Last month, I told you about the Breast Milk Doll coming to America. Having spent the last few weeks looking at dozens and dozens of new toys (this is when the motherlode of toys arrive for review), I’ve spent some time thinking about this uber literal pretend doll.
It’s interesting that that doll has gotten so much press (I’ll be part of segment on the Weekend Today Show tomorrow morning). Anytime you have something to do with breasts, people pay attention. Especially when the global news is really too depressing. A good toy story makes for great copy. Throw in the breasts and you have a media darling. Much like Furby, this doll has gotten lots of publicity even before the first doll has hit the shelf. (With Furby, there was an article about it’s technology in WIRED magazine that set off the buzz– months before it was available at retail). For the purposes of full disclosure, I have not received a doll for review. So my comments are based on the concept and the press release about the doll’s functionality.
So, if the Breast Milk Doll is hot, does this mean your child needs one?
Not really. This type of literal prop underestimates your child’s own ability to pretend. In fact, over the years we have found that less is more. We had a tester that left another technology-laden doll behind at a play date. When her Mom offered to turn around to go get the doll, our toy tester said “it’s alright, she talks too much!”

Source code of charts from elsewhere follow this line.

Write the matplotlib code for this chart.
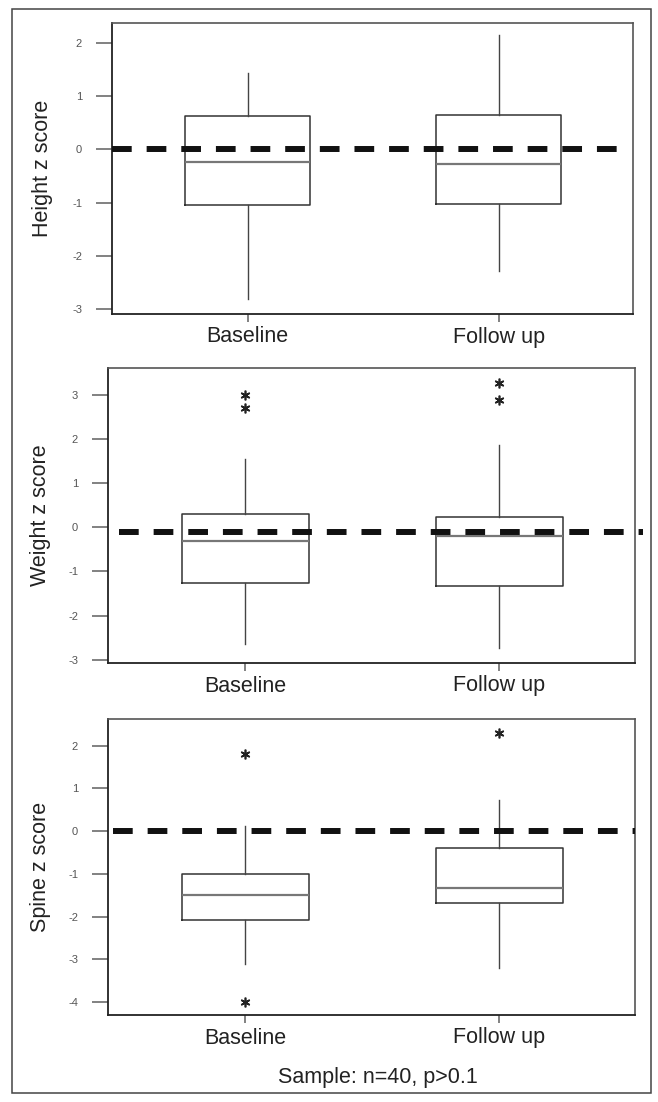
import matplotlib
matplotlib.use("Agg")
import matplotlib.pyplot as plt
from matplotlib.patches import Rectangle

plt.rcParams['font.family'] = ['Liberation Sans', 'DejaVu Sans']

# data
groups = ["Baseline", "Follow up"]

height_whislo = [-2.81, -2.29]
height_q1 = [-1.04, -1.02]
height_med = [-0.24, -0.27]
height_q3 = [0.62, 0.645]
height_whishi = [1.43, 2.15]
height_fliers = [[], []]
height_ref = 0.0
height_ticks = [-3, -2, -1, 0, 1, 2]

weight_whislo = [-2.64, -2.74]
weight_q1 = [-1.27, -1.32]
weight_med = [-0.31, -0.19]
weight_q3 = [0.31, 0.24]
weight_whishi = [1.55, 1.855]
weight_fliers = [[2.70, 3.00], [2.88, 3.27]]
weight_ref = -0.1
weight_ticks = [-3, -2, -1, 0, 1, 2, 3]

spine_whislo = [-3.11, -3.19]
spine_q1 = [-2.08, -1.67]
spine_med = [-1.49, -1.33]
spine_q3 = [-1.0, -0.39]
spine_whishi = [0.12, 0.72]
spine_fliers = [[1.81, -3.99], [2.30]]
spine_ref = 0.0
spine_ticks = [-4, -3, -2, -1, 0, 1, 2]

footnote = "Sample: n=40, p>0.1"

W, H = 658, 1102


def make_stats(whislo, q1, med, q3, whishi, fliers):
    return [dict(label=g, whislo=a, q1=b, med=c, q3=d, whishi=e, fliers=f)
            for g, a, b, c, d, e, f in zip(groups, whislo, q1, med, q3, whishi, fliers)]


def px_axes(fig, left, top, right, bottom):
    return fig.add_axes([left / W, 1 - bottom / H, (right - left) / W, (bottom - top) / H])


def draw_panel(ax, stats, ref, ticks, ylim, ylabel, ref_span, label_x):
    ax.bxp(stats, positions=[1, 2], widths=0.5, showcaps=False,
           boxprops=dict(color="#333333", linewidth=1.1),
           whiskerprops=dict(color="#444444", linewidth=1.0),
           medianprops=dict(color="#777777", linewidth=1.6),
           flierprops=dict(marker=(6, 2, 0), markersize=7, markeredgewidth=1.2,
                           markeredgecolor="#222222", linestyle="none"))
    # dashed reference line
    ax.axhline(ref, xmin=ref_span[0], xmax=ref_span[1], color="#111111",
               linewidth=4.3, linestyle=(0, (3.3, 2.5)), clip_on=False, zorder=5)
    ax.set_xlim(0.46, 2.535)
    ax.set_ylim(*ylim)
    ax.set_yticks(ticks)
    ax.set_yticklabels([str(t) for t in ticks])
    ax.set_xticks([1, 2])
    ax.set_xticklabels(groups)
    ax.tick_params(axis="y", direction="out", length=11.5, width=1.3, color="#777777",
                   labelsize=8, labelcolor="#555555", pad=10)
    ax.tick_params(axis="x", direction="out", length=6, width=1.3, color="#777777",
                   labelsize=15.5, labelcolor="#222222", pad=3)
    for side in ["left", "bottom"]:
        ax.spines[side].set_color("#222222")
        ax.spines[side].set_linewidth(1.3)
    for side in ["top", "right"]:
        ax.spines[side].set_color("#555555")
        ax.spines[side].set_linewidth(1.2)
    ax.set_ylabel(ylabel, fontsize=15.5, color="#222222")
    ax.yaxis.set_label_coords(label_x, 0.5)


fig = plt.figure(figsize=(W / 100, H / 100), dpi=100)

fig.patches.append(Rectangle((12 / W, 1 - 1093 / H), (651 - 12) / W, (1093 - 9) / H,
                             transform=fig.transFigure, fill=False,
                             edgecolor="#444444", linewidth=1.1))

ax1 = px_axes(fig, 112, 23, 633, 314)
draw_panel(ax1, make_stats(height_whislo, height_q1, height_med, height_q3, height_whishi, height_fliers),
           height_ref, height_ticks, (-3.09, 2.37), "Height z score", (0.0, 0.98), -0.113)

ax2 = px_axes(fig, 108, 368, 635, 663)
draw_panel(ax2, make_stats(weight_whislo, weight_q1, weight_med, weight_q3, weight_whishi, weight_fliers),
           weight_ref, weight_ticks, (-3.07, 3.6), "Weight z score", (0.02, 1.015), -0.108)

ax3 = px_axes(fig, 108, 719, 635, 1015)
draw_panel(ax3, make_stats(spine_whislo, spine_q1, spine_med, spine_q3, spine_whishi, spine_fliers),
           spine_ref, spine_ticks, (-4.3, 2.62), "Spine z score", (0.01, 1.0), -0.108)

fig.text(378 / W, 1 - 1077 / H, footnote, ha="center", va="center",
         fontsize=15.5, color="#222222")

fig.savefig("out.png", dpi=100)
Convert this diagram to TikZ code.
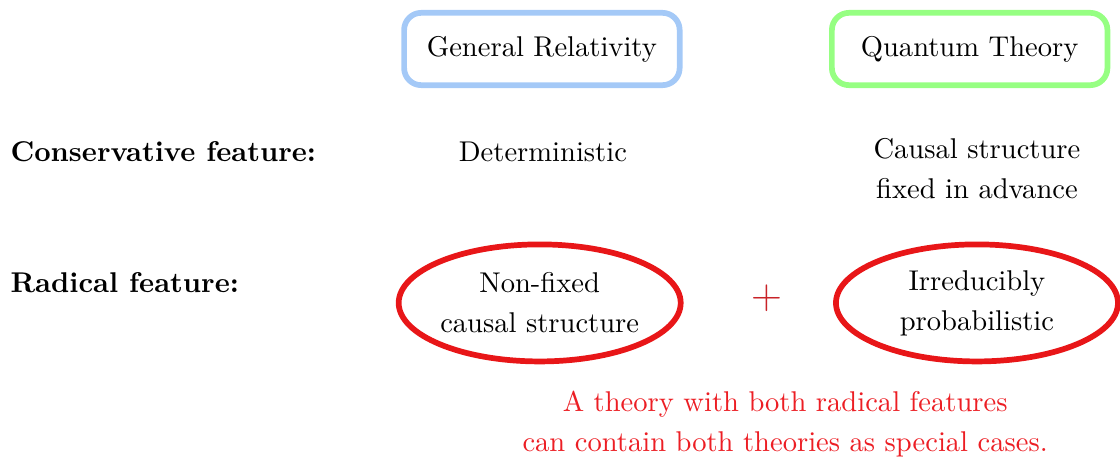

Pretend play allows your child to take on more grown up roles. In fact, if you listen to your child play “mommy” or “daddy”, you’re likely to hear a great deal of your own language in the mix. This type of role playing allows them to work issues out in a safe setting.
Having a “smart” doll that directs the play by telling your child when it needs to be fed or have it’s diaper changed may be interesting from a technology point of view, but it misses the boat on the value of pretend play.
My mother first labeled many of these toys as “bossy”. During the last decade we have seen everything from toy vanity tables that tell you “put the lipstick back” to toy trucks that tell you when and how to fix a flat tire.
All of these toys remove your child from the center of their own play experience. Watching and following directions turns the experience of pretending on its head. So while these types of dolls may get a great deal of hype – they rob your child of the opportunity to spin their own stories. They place your child in the role of observer or obedient doer – with little room for them using and expanding their own language skills (the doll does most of the talking) or using their imagination (the doll is in control of the agenda). When Fisher-Price first came out with action heroes that had pre-programmed missions, one of our testers gave them back and told us “I can make up better stories!”
Specific issues about the Breast Milk Doll….
Breast feeding is a natural part of raising a baby, but you really don’t need a pair of electronic flower-shaped nipples to pretend that you are feeding your baby doll. Most kids are perfectly capable of pretending without the bells and whistles.
The flower-shaped nipples are on a halter you put on to feed the Breast Milk Doll. I just keep thinking that there will be a lot of little boys who will be most surprised by the real shape of nipples when the time comes. And if we really want to be uber realistic, shouldn’t this baby occasionally bite Mom?
We really don’t need a doll for every aspect of human development. While we recommend some dolls that giggle and even those that come with potty seats…these dolls focus more on what the baby does. The Breast Milk Doll is more about the mom. We had a similar problem with the Pregnancy Doll Mattel introduced several years ago–where you zipped open your belly (the baby was in a pouch that kids could wear) to reveal your baby. Troubling on a whole other level.
What’s next? Barbie gets her “friend” – complete with pretend miniature tampons and a bottle of midol?